My mother transitioned on 12/23/06, so she's been on my mind a lot lately. I thought about the impact that she had on my life where welcoming the New Year was concerned. My mother couldn't conceive of starting the New Year with a dirty house, so we'd spend the better part of 12/31 cleaning so that we'd have a clean house when the clock struck midnight.
On Thursday this week, I thought
to myself, "I have to get an energy clearing because 1/1 is around the
corner and I have dirty house." I went to see my regular person, who
is fantastic by the way (I can refer you if you live in Los Angeles).

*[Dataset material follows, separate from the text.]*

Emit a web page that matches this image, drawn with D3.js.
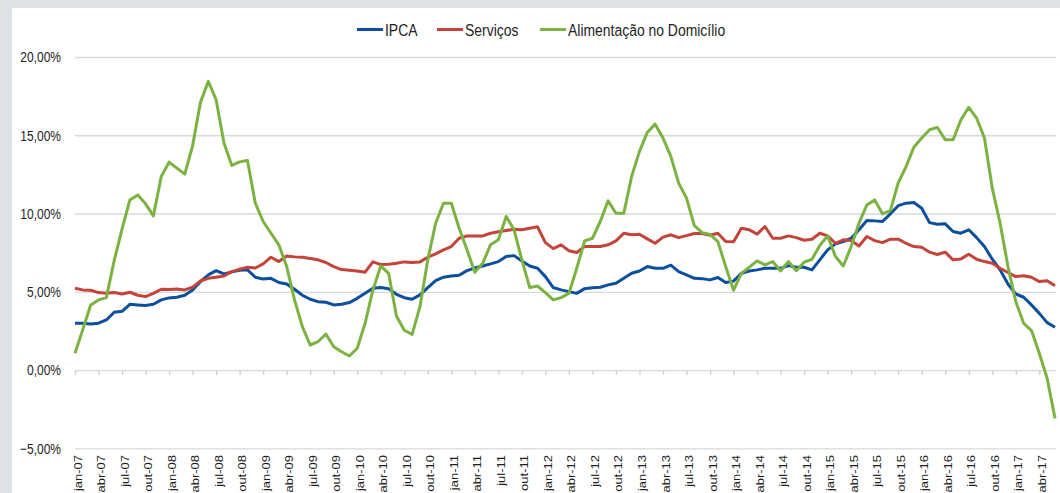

Sure enough, I needed that cleansing.
Yesterday, I started
cleaning my actual living space. I got a late start so I didn't
complete it until 10:20 PM. When done, I saged my space, walked and
rang my chime, then
sprayed it with a flower essence. Afterward, I sat down to release
2007. I made a list of everything I wanted to let go of and placed it
in the bowl where the sage was still burning. I asked St. Germaine to
transmute it, then took it out to the garbage. I, then, showered and
scrubed with a homemade sea salt and lavendar scrub I concocted on the
spur of the moment. Once
done, I lit a candle and made a list of everything I wanted to manifest
in 2008. I thanked God for everything I was, had and learned in 2007, said so be it, and kissed my manifestation journal.
Once done I cracked open the bottle of champagne I'd purchased just for the occasion. I poured myself a glass. I remembered that I'd left the computer on, so I walked over to it and clicked on the mouse to shut it down. The screen came alive and I noticed the time -- it was 11:11*. A smile crept onto my face as I recognized the sign. In that instant, I knew that the day had served it's purpose. I lived through the Dark Night of My Soul in 2007, which is so common when one is in the ascension process I've been in for the last 2 years (www.energeticsynthesis.com). I'd been feeling like I was on the other side of it since mid-December. Seeing that 11:11* on the screen confirmed for me that 2008 was going to be a new and good beginning for me. It was the confirmation I needed, but had not asked for . I'm grateful that God knows what I need and fulfills it before the need arises.
I have a knowing about this year that I don't think I've ever had before. I don't think I would have it but for the Dark Night of the Soul experience and lesson in faith that I learned as a consequence of it. For those of you going through this ascension process now, I know how difficult it is sometimes. Take comfort in knowing that your 11:11 is just around the corner.
*"11:11 is a pre-encoded trigger placed within our cellular memory banks prior to our descent into matter which, when activated, signifies that our time of completion is near..." (www.thothweb.com). "Eleveners (those who believe in the number 11 as a doorway to the spiritual realm) believe this door was opened on 1/11/92 and that it will close on 11/11/11. The Eleveners believe time has sped up, and that because of this "shift" in time, humans are able to travel between dimensions and become closer to being "one with the universe..." (www.associatedcontent.com/article/511869).